Dahiya, says these rice varieties have developed uniquely over thousands of years, surviving the stiff competition that could have made them extinct long ago, but in the process they have acquired great adaptive capacity according to the local environmental conditions
“Words and seeds have a long history; when they are lost, all knowledge they coded is also lost. There are rice varieties that need less water, varieties that are disease resistance, varieties that are comparatively drought resistant. But for larger yield and more profit, we started sowing hybrid and dwarf rice varieties, which need more pesticides and fertilizers.
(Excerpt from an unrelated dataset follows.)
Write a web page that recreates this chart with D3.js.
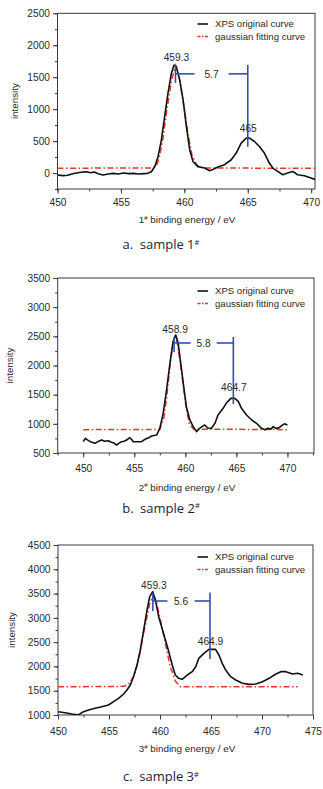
<!DOCTYPE html>
<html>
<head>
<meta charset="utf-8">
<script src="https://cdn.jsdelivr.net/npm/d3@7/dist/d3.min.js"></script>
<style>
  html, body { margin: 0; padding: 0; background: #ffffff; }
  svg { display: block; }
  .tick text { font-family: "Liberation Sans", Arial, sans-serif; }
</style>
</head>
<body>
<svg id="chart" width="323" height="789"></svg>
<script>
// ---------------- DATA ----------------
// Panel a (sample 1#)
const energy1 = [450.0,450.4,450.8,451.2,451.6,452.0,452.3,452.6,452.9,453.2,453.6,454.0,454.4,454.8,455.2,455.6,456.0,456.4,456.8,457.1,457.4,457.67,457.93,458.19,458.45,458.71,458.98,459.19,459.37,459.63,459.9,460.16,460.42,460.68,461.07,461.3,461.6,461.99,462.25,462.64,463.17,463.7,464.09,464.48,464.88,465.14,465.53,465.92,466.31,466.7,466.97,467.36,467.75,468.14,468.54,468.93,469.46,469.98,470.3];
const intensity1 = [-30,-40,-35,-10,5,15,20,5,15,-10,-30,-15,-5,-15,0,-10,-5,-15,-10,-5,20,103,260,520,885,1250,1560,1690,1665,1458,1145,730,365,180,100,90,78,36,55,94,130,208,312,468,547,547,494,416,312,156,78,25,-27,0,25,-27,-42,-78,-100];
const fitEnergy1 = [450,457.5,457.8,458.0,458.3,458.6,459.0,459.3,459.6,460.0,460.3,460.6,461.0,461.5,470.3];
const fitIntensity1 = [75,80,120,220,520,960,1460,1680,1500,1000,600,280,120,78,75];
const yTicks1 = [0,500,1000,1500,2000,2500];
const xTicks1 = [450,455,460,465,470];

// Panel b (sample 2#)
const energy2 = [450.0,450.2,450.45,450.7,451.15,451.5,451.8,452.1,452.45,452.7,452.94,453.27,453.5,453.76,454.0,454.25,454.57,454.75,454.9,455.3,455.71,456.04,456.4,456.69,457.18,457.5,457.83,458.16,458.49,458.8,459.06,459.3,459.55,459.8,460.1,460.44,460.77,461.1,461.4,461.7,461.9,462.2,462.56,462.9,463.2,463.7,464.0,464.45,464.85,465.2,465.5,465.99,466.5,466.97,467.46,467.8,468.1,468.4,468.6,468.9,469.2,469.4,469.7,470.0];
const intensity2 = [694,752,720,694,666,700,723,700,711,690,677,637,670,694,700,723,762,730,694,694,694,735,760,791,808,923,1180,1580,2037,2408,2523,2380,2037,1694,1294,1066,951,866,923,960,980,928,925,1009,1151,1266,1352,1437,1437,1380,1266,1151,1066,1009,923,900,923,910,952,920,935,966,1000,980];
const fitEnergy2 = [450,457.5,457.9,458.2,458.5,458.8,459.0,459.2,459.5,459.8,460.1,460.4,460.8,470];
const fitIntensity2 = [900,905,1100,1500,2000,2400,2500,2400,2050,1650,1250,1000,910,900];
const yTicks2 = [500,1000,1500,2000,2500,3000,3500];
const xTicks2 = [450,455,460,465,470];

// Panel c (sample 3#)
const energy3 = [450.03,450.7,451.35,452.0,452.5,453.0,453.64,454.3,454.95,455.45,455.94,456.43,456.76,457.09,457.4,457.75,458.07,458.4,458.73,458.99,459.29,459.55,459.87,460.2,460.53,460.86,461.2,461.5,461.84,462.17,462.67,463.16,463.5,463.8,464.3,464.8,465.45,465.78,466.1,466.44,466.93,467.42,468.08,468.73,469.39,470.05,470.7,471.36,471.85,472.34,473.0,473.5,474.0];
const intensity3 = [1068,1048,1020,1000,1068,1103,1137,1171,1206,1274,1343,1432,1515,1618,1789,2029,2338,2750,3162,3436,3539,3368,3024,2785,2544,2303,2029,1823,1755,1734,1823,1892,1995,2166,2270,2352,2352,2235,2063,1926,1789,1720,1652,1631,1638,1686,1755,1844,1892,1892,1844,1858,1823];
const fitEnergy3 = [450,456.5,457.0,457.5,458.0,458.5,459.0,459.3,459.6,460.0,460.5,461.0,461.5,462.0,473.5];
const fitIntensity3 = [1580,1590,1650,1820,2250,2800,3300,3450,3350,3000,2500,2000,1700,1580,1580];
const yTicks3 = [1000,1500,2000,2500,3000,3500,4000,4500];
const xTicks3 = [450,455,460,465,470,475];

// Peak annotations: [peak1, peak2, separation]
const peaks1 = [459.3, 465.0];   const peakLabels1 = ["459.3","465"];   const sep1 = "5.7";
const peaks2 = [458.9, 464.7];   const peakLabels2 = ["458.9","464.7"]; const sep2 = "5.8";
const peaks3 = [459.3, 464.9];   const peakLabels3 = ["459.3","464.9"]; const sep3 = "5.6";

const legendLabels = ["XPS original curve", "gaussian fitting curve"];
const xLabelNums = ["1", "2", "3"];
const titleLetters = ["a.", "b.", "c."];

// ---------------- LAYOUT / STYLE ----------------
const svg = d3.select("#chart");
const FONT = '"Liberation Sans", Arial, sans-serif';
const BLUE = "#2f4fb3";
const RED = "#e03a2e";

const panels = [
  { box: {l:57.5, r:315, t:13.3, b:189}, xDom:[450,470.3], yDom:[-250,2500],
    energy:energy1, inten:intensity1, fe:fitEnergy1, fi:fitIntensity1, yTicks:yTicks1, xTicks:xTicks1,
    peaks:peaks1, peakLabels:peakLabels1, sep:sep1, num:xLabelNums[0], letter:titleLetters[0],
    ann:{ top:1692, lBot:1411, bar:1552, rBot:411, lEnd:460.8, rStart:463.48, lab2:645 },
    yLabX:15, tickLabDy:16.5, xLabY:223, titleY:249, legY:24 },
  { box: {l:57.7, r:314, t:278, b:453}, xDom:[447.5,472.6], yDom:[500,3500],
    energy:energy2, inten:intensity2, fe:fitEnergy2, fi:fitIntensity2, yTicks:yTicks2, xTicks:xTicks2,
    peaks:peaks2, peakLabels:peakLabels2, sep:sep2, num:xLabelNums[1], letter:titleLetters[1],
    ann:{ top:2489, lBot:2231, bar:2386, rBot:1340, lEnd:460.52, rStart:463.07, lab2:1563 },
    yLabX:10, tickLabDy:18.5, xLabY:490.5, titleY:512.5, legY:291 },
  { box: {l:58, r:313, t:545, b:715}, xDom:[450,475], yDom:[1000,4500],
    energy:energy3, inten:intensity3, fe:fitEnergy3, fi:fitIntensity3, yTicks:yTicks3, xTicks:xTicks3,
    peaks:peaks3, peakLabels:peakLabels3, sep:sep3, num:xLabelNums[2], letter:titleLetters[2],
    ann:{ top:3522, lBot:3141, bar:3347, rBot:2153, lEnd:460.73, rStart:463.39, lab2:2441 },
    yLabX:11.5, tickLabDy:19.5, xLabY:752, titleY:781, legY:557 }
];

panels.forEach(p => {
  const x = d3.scaleLinear().domain(p.xDom).range([p.box.l, p.box.r]);
  const y = d3.scaleLinear().domain(p.yDom).range([p.box.b, p.box.t]);
  const g = svg.append("g");

  // frame
  g.append("rect").attr("x", p.box.l).attr("y", p.box.t)
    .attr("width", p.box.r - p.box.l).attr("height", p.box.b - p.box.t)
    .attr("fill", "none").attr("stroke", "#3a3a3a").attr("stroke-width", 1);

  // minor ticks
  const yStep = p.yTicks[1] - p.yTicks[0];
  const yMinor = d3.range(p.yDom[0], p.yDom[1] + 1, yStep / 2);
  const xMinor = d3.range(Math.ceil(p.xDom[0] / 2.5) * 2.5, p.xDom[1] + 0.01, 2.5);
  g.append("g").attr("transform", `translate(${p.box.l},0)`)
    .call(d3.axisLeft(y).tickValues(yMinor).tickSize(2.5).tickFormat(""))
    .call(a => a.select(".domain").remove())
    .call(a => a.selectAll("line").attr("stroke", "#3a3a3a"));
  g.append("g").attr("transform", `translate(0,${p.box.b})`)
    .call(d3.axisBottom(x).tickValues(xMinor).tickSize(2.5).tickFormat(""))
    .call(a => a.select(".domain").remove())
    .call(a => a.selectAll("line").attr("stroke", "#3a3a3a"));

  // major axes
  g.append("g").attr("transform", `translate(${p.box.l},0)`)
    .call(d3.axisLeft(y).tickValues(p.yTicks).tickSize(4.5).tickPadding(3).tickFormat(d3.format("d")))
    .call(a => a.select(".domain").remove())
    .call(a => a.selectAll("line").attr("stroke", "#3a3a3a"))
    .call(a => a.selectAll("text").attr("font-size", 10.2).attr("fill", "#2a2a2a").attr("font-family", FONT));
  g.append("g").attr("transform", `translate(0,${p.box.b})`)
    .call(d3.axisBottom(x).tickValues(p.xTicks).tickSize(4.5).tickFormat(d3.format("d")))
    .call(a => a.select(".domain").remove())
    .call(a => a.selectAll("line").attr("stroke", "#3a3a3a"))
    .call(a => a.selectAll("text").attr("font-size", 10.2).attr("fill", "#2a2a2a").attr("font-family", FONT)
      .attr("dy", null).attr("y", p.tickLabDy));

  // curves
  const clipId = "clip" + p.num;
  svg.append("clipPath").attr("id", clipId).append("rect")
    .attr("x", p.box.l).attr("y", p.box.t).attr("width", p.box.r - p.box.l).attr("height", p.box.b - p.box.t);
  const line = d3.line().x(d => x(d[0])).y(d => y(d[1]));
  g.append("path").datum(p.fe.map((e, i) => [e, p.fi[i]]))
    .attr("clip-path", `url(#${clipId})`)
    .attr("d", line).attr("fill", "none").attr("stroke", RED).attr("stroke-width", 1.5)
    .attr("stroke-dasharray", "6,2.5,1.5,2.5");
  g.append("path").datum(p.energy.map((e, i) => [e, p.inten[i]]))
    .attr("clip-path", `url(#${clipId})`)
    .attr("d", line).attr("fill", "none").attr("stroke", "#111").attr("stroke-width", 1.6)
    .attr("stroke-linejoin", "round");

  // annotation bracket
  const a = p.ann;
  const segs = [
    [[p.peaks[0], a.top], [p.peaks[0], a.lBot]],
    [[p.peaks[0], a.bar], [a.lEnd, a.bar]],
    [[a.rStart, a.bar], [p.peaks[1], a.bar]],
    [[p.peaks[1], a.top], [p.peaks[1], a.rBot]]
  ];
  g.selectAll(null).data(segs).join("line")
    .attr("x1", d => x(d[0][0])).attr("y1", d => y(d[0][1]))
    .attr("x2", d => x(d[1][0])).attr("y2", d => y(d[1][1]))
    .attr("stroke", BLUE).attr("stroke-width", 1.6);
  g.append("text").attr("x", (x(a.lEnd) + x(a.rStart)) / 2).attr("y", y(a.bar) + 3.8)
    .attr("text-anchor", "middle").attr("font-family", FONT).attr("font-size", 10.2).attr("fill", "#2a2a2a")
    .text(p.sep);
  g.append("text").attr("x", x(p.peaks[0]) + 1).attr("y", y(a.top) - 3.5)
    .attr("text-anchor", "middle").attr("font-family", FONT).attr("font-size", 10.2).attr("fill", "#2a2a2a")
    .text(p.peakLabels[0]);
  g.append("text").attr("x", x(p.peaks[1]) + 0.5).attr("y", y(a.lab2))
    .attr("text-anchor", "middle").attr("font-family", FONT).attr("font-size", 10.2).attr("fill", "#2a2a2a")
    .text(p.peakLabels[1]);

  // legend
  const lx0 = 197.5, lx1 = 208, tx = 215;
  g.append("line").attr("x1", lx0).attr("x2", lx1).attr("y1", p.legY).attr("y2", p.legY)
    .attr("stroke", "#111").attr("stroke-width", 1.6);
  g.append("line").attr("x1", lx0).attr("x2", lx1).attr("y1", p.legY + 12.5).attr("y2", p.legY + 12.5)
    .attr("stroke", RED).attr("stroke-width", 1.5).attr("stroke-dasharray", "3,1.5,1.5,1.5");
  g.append("text").attr("x", tx).attr("y", p.legY + 3.4).attr("font-family", FONT).attr("font-size", 9.6)
    .attr("fill", "#2a2a2a").text(legendLabels[0]);
  g.append("text").attr("x", tx).attr("y", p.legY + 15.9).attr("font-family", FONT).attr("font-size", 9.6)
    .attr("fill", "#2a2a2a").text(legendLabels[1]);

  // y label
  g.append("text").attr("transform", `translate(${p.yLabX + 3},${(p.box.t + p.box.b) / 2}) rotate(-90)`)
    .attr("text-anchor", "middle").attr("font-family", FONT).attr("font-size", 9.8).attr("fill", "#2a2a2a")
    .text("intensity");

  // x label
  const xl = g.append("text").attr("x", 187).attr("y", p.xLabY).attr("text-anchor", "middle")
    .attr("font-family", FONT).attr("font-size", 9.9).attr("fill", "#2a2a2a");
  xl.append("tspan").text(p.num);
  xl.append("tspan").attr("font-size", 6).attr("dy", -3.5).text("#");
  xl.append("tspan").attr("dy", 3.5).text(" binding energy / eV");

  // title
  const tt = svg.append("text").attr("x", 161).attr("y", p.titleY).attr("text-anchor", "middle")
    .attr("font-family", '"Open Sans", "Noto Sans", sans-serif').attr("font-size", 13).attr("fill", "#1b1e3c");
  tt.append("tspan").text(p.letter + "\u2002sample " + p.num);
  tt.append("tspan").attr("font-size", 7.5).attr("dy", -4.5).text("#");
});
</script>
</body>
</html>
Local rice varieties have longer stalks that help them hold moisture and need less water”, says Dahiya, who has been encouraging farmers and school children in over two dozen surrounding villages to grow traditional crop and vegetable varieties.
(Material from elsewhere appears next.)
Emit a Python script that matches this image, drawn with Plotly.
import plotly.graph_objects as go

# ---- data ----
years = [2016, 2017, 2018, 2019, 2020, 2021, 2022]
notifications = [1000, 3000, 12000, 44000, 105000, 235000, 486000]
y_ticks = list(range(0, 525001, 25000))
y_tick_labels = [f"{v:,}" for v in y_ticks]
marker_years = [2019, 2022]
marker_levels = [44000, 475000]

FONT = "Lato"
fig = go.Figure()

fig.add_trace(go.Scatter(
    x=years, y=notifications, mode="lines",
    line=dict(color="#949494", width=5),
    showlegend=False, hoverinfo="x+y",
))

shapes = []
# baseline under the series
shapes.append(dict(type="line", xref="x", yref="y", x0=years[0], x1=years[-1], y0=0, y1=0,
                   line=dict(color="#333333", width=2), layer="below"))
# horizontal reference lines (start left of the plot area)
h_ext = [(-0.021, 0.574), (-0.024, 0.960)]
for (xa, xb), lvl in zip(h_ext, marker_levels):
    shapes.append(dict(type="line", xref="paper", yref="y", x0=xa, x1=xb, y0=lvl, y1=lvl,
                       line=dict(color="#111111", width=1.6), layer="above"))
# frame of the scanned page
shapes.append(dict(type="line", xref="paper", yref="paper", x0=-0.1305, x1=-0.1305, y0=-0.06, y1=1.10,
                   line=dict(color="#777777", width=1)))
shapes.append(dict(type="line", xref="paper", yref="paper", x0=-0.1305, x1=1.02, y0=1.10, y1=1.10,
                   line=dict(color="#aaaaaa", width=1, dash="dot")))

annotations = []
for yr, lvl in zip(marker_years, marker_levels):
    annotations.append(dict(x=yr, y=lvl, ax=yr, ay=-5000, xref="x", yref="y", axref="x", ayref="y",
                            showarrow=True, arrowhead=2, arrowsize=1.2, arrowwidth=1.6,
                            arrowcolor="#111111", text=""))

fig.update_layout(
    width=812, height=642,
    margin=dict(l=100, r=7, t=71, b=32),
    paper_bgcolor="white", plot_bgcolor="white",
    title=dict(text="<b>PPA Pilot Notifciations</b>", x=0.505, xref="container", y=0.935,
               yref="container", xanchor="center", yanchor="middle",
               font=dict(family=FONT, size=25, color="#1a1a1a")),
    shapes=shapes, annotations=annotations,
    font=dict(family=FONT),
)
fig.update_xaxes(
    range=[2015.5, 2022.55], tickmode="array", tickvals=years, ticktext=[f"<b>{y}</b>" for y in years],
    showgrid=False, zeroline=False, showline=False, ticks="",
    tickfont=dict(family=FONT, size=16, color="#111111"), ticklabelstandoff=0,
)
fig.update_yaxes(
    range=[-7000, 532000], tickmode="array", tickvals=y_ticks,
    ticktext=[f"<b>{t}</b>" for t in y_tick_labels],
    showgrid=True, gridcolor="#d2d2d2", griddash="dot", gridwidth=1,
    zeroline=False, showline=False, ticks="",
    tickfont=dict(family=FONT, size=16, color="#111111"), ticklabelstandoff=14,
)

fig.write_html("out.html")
Emphasising that traditional crop varieties are getting lost owing to mono-cropping and focus on maximum yield crop varieties, Dahiya says it is high time to save whatever has been left. “Such knowledge, such genetic heritage should not vanish. From 2005 onwards, I dedicated myself to collect local varieties of rice. Till now I have collected 110 varieties, which I grow on my two-acre land. The seeds I collect are kept in a seed bank which has been developed with the help of the MP State Biodiversity Board”, he says.
Dahiya, who retired as postmaster in 2007, has been passionate about documenting Bagheli folk literature-songs, proverbs, folktales, legends, myths and so on. He has authored five books on Bagheli oral folk literature for MP Adiwasi Lok Kala Academy and published two Bagheli poetic collections.
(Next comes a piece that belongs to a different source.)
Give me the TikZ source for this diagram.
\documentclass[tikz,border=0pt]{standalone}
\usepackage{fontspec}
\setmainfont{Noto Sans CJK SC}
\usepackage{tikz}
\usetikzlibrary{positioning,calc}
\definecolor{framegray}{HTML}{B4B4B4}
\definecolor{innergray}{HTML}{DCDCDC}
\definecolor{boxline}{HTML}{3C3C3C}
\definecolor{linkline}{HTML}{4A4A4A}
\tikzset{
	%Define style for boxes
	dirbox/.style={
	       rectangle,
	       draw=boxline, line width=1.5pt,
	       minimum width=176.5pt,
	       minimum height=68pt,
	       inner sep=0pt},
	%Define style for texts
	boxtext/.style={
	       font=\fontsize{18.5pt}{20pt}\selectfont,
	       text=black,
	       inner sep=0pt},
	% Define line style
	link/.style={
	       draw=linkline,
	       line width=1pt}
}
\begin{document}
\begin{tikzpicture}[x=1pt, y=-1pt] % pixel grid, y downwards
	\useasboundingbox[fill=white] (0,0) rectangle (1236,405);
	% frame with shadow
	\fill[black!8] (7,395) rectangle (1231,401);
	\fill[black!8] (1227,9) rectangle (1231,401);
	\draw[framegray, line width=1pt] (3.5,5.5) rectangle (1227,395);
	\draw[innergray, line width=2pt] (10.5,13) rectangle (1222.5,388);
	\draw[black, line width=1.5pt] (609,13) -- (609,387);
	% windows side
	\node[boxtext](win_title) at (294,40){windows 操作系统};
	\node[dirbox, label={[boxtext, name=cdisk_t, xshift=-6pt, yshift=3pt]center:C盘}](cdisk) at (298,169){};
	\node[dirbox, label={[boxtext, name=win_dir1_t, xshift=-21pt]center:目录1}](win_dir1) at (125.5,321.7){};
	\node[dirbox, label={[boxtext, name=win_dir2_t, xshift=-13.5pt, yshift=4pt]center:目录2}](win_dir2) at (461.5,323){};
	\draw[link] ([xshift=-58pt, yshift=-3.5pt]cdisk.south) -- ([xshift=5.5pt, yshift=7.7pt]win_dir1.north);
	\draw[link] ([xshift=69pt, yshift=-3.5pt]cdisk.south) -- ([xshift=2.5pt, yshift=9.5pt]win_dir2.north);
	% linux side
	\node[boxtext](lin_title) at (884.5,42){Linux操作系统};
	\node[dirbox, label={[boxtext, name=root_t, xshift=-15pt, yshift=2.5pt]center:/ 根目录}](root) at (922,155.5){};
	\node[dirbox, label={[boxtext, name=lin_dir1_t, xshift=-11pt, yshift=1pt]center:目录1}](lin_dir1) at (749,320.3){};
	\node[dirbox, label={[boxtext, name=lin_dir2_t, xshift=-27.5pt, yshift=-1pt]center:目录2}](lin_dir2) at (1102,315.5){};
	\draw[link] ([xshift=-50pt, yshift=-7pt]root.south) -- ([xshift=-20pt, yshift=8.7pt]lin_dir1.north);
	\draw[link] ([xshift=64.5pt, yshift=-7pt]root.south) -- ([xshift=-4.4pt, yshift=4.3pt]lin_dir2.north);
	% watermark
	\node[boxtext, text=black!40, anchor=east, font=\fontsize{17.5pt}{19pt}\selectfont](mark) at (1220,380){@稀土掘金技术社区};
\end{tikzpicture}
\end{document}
When asked about his varied interests, he says, “In the songs, sayings and folk tales, I found many mentions about traditional crop varieties. There is one ‘Kargi’ rice variety which has small protective spikes. There is saying in our Bagheli ‘Dhaan bove Kargi, suvar khaye na samdhi’. (If you sow, Kargi rice variety, it is neither eaten by wild boars nor by the family of son-in-law). Suddenly it dawned on me that even if these songs are saved, these local crop varieties will vanish if not saved. And that was the turning point- songs and seeds have to be saved at the same time.”
Dahiya says said there are rice varieties like Bajranga that are sown by farmers to feel satiated for a long time as it takes time to get digested, while there are other rice varieties like Kamalshree that are sown for guests. “Nevari variety is sown for selling as it provides good returns”, he adds.
R Sreenivasa Murthy, member secretary, MP State Biodiversity Board said Dahiya’s work has been an inspiration to so many, including the state biodiversity board. “For the first time, we started a state wide Beej yatra to collect seeds of indigenous seed varieties of crops, vegetables, medicinal plants from May 3 to June 27. Babulal Dahiya and five others are leading this initiative. So far they have collected over 1600 seed varieties from 24 districts” he said.
According to agriculture scientists, the ingenious varieties of crops are vanishing with every passing day. According to State Biodiversity Board date, in 1980s, there were 23,800 varieties of rice in MP and Chhattisgarh. But many of them have been lost now. In Seoni district alone, of 570 rice varieties that existed in 1980s, only 110 exist by 2000s. This means over 80% have vanished.